Which lines contain the string "chart"? Please list every one of them.
--- START Provided material ---
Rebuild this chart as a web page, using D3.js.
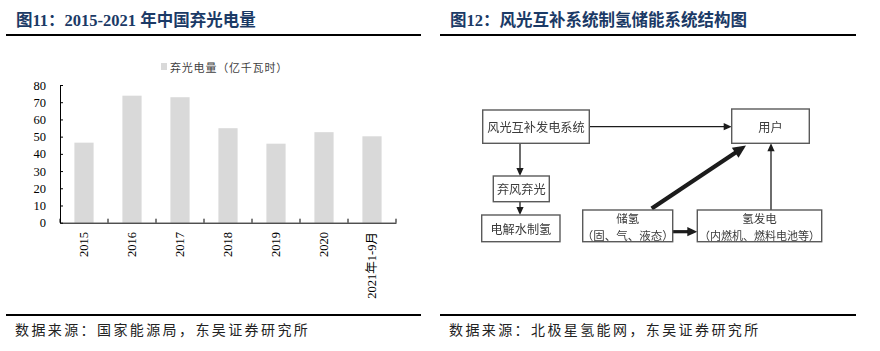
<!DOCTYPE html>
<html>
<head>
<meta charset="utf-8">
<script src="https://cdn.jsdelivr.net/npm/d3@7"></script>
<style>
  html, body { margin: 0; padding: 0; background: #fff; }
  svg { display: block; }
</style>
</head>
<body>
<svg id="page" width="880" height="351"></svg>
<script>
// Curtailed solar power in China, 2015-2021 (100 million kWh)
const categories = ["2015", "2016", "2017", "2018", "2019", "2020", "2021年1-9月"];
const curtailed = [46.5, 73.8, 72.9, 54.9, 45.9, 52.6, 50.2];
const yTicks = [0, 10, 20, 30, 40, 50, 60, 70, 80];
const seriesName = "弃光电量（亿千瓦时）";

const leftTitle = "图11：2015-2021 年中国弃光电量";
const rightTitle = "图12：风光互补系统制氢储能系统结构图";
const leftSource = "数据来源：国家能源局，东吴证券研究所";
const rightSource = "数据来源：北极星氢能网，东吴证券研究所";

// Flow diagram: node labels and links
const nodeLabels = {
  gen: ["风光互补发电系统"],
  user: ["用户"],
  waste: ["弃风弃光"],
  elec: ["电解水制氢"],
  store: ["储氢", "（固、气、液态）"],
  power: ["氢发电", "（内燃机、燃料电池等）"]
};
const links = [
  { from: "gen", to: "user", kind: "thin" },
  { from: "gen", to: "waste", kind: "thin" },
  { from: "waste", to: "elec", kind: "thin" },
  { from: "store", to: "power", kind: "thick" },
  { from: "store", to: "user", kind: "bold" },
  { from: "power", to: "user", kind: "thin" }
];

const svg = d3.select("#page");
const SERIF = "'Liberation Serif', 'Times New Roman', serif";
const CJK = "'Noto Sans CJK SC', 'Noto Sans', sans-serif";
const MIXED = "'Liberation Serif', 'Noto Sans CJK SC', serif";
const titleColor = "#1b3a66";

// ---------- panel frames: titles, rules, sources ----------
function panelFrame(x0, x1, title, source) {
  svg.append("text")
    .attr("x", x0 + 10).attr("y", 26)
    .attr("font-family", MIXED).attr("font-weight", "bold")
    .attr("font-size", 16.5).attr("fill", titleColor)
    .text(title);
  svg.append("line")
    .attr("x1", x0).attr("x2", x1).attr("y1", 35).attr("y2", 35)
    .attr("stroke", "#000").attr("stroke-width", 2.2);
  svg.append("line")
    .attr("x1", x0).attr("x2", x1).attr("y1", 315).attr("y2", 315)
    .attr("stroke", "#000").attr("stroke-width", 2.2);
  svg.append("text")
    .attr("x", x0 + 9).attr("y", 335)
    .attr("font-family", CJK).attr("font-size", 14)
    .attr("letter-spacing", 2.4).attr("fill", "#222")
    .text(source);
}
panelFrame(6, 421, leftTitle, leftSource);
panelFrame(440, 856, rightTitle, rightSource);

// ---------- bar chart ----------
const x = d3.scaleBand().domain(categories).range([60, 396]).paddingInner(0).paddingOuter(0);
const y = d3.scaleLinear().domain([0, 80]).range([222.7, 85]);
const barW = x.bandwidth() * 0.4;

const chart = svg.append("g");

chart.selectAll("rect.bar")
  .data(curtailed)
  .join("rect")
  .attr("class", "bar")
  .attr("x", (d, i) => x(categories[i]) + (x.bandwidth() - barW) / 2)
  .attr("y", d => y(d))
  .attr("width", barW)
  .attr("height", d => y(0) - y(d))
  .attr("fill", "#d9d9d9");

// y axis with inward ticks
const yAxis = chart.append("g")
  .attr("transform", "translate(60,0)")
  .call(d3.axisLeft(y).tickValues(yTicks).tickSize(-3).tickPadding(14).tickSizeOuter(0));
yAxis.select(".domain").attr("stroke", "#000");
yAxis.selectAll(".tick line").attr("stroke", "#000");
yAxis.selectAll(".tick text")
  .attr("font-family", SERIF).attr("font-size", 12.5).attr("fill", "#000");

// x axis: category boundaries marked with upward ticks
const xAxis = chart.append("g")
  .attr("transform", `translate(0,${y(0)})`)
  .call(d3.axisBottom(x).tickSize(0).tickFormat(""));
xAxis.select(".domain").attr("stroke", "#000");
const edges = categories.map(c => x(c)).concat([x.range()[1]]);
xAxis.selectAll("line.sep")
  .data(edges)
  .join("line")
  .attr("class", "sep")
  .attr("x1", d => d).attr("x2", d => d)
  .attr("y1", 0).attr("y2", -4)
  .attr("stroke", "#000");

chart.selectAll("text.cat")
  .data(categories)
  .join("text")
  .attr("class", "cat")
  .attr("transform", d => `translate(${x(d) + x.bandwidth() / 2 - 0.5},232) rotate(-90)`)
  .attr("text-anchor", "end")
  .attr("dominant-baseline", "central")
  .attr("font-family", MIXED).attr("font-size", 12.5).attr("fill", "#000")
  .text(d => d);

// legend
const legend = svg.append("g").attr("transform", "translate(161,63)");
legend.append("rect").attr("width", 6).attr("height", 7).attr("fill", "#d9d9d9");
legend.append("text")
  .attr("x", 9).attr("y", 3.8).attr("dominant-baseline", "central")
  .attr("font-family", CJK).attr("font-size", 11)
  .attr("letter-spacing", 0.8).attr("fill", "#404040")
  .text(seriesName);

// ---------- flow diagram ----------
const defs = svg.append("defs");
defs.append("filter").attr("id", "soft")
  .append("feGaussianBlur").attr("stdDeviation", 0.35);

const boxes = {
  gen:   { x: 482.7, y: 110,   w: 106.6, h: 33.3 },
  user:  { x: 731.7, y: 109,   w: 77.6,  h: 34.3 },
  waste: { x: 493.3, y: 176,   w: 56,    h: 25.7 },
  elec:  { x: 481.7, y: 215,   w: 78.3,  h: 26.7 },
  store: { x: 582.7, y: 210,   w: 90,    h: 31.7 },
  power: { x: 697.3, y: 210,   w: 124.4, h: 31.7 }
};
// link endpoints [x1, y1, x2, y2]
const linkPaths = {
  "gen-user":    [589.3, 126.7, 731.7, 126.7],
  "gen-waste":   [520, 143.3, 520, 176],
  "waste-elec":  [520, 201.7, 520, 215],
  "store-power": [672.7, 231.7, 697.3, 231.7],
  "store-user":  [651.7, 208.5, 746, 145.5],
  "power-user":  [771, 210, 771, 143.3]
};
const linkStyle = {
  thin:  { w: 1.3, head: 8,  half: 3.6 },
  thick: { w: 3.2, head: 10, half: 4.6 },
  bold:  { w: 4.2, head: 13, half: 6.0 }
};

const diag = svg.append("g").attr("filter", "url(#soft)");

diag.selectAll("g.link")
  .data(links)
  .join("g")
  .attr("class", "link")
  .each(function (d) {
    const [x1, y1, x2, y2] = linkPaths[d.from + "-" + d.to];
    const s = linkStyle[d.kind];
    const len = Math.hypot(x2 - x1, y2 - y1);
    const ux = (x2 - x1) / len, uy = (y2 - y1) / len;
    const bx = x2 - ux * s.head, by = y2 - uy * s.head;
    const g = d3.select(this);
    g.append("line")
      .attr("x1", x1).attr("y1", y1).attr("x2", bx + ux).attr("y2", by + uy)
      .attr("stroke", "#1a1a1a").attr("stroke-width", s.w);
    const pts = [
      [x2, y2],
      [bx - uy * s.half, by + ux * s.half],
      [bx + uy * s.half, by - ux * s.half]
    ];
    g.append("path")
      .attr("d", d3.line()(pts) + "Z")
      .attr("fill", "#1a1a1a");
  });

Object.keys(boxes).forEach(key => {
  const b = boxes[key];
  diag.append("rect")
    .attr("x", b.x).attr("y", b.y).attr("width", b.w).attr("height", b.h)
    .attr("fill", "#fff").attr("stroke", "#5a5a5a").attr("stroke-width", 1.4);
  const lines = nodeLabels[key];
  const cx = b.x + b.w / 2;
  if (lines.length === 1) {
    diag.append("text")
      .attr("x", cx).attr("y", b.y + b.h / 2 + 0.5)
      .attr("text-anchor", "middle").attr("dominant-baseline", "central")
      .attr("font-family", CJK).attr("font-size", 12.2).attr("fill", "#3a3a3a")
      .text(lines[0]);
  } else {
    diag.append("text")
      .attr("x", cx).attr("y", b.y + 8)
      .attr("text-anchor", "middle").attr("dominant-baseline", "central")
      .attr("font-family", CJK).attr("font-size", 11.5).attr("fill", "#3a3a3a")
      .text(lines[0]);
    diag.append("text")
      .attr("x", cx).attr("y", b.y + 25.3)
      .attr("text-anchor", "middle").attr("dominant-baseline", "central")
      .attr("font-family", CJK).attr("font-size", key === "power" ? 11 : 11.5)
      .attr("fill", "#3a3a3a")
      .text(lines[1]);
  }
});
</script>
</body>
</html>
--- END Provided material ---
- Result below
Rebuild this chart as a web page, using D3.js.
// ---------- bar chart ----------
const chart = svg.append("g");
chart.selectAll("rect.bar")
const yAxis = chart.append("g")
const xAxis = chart.append("g")
chart.selectAll("text.cat")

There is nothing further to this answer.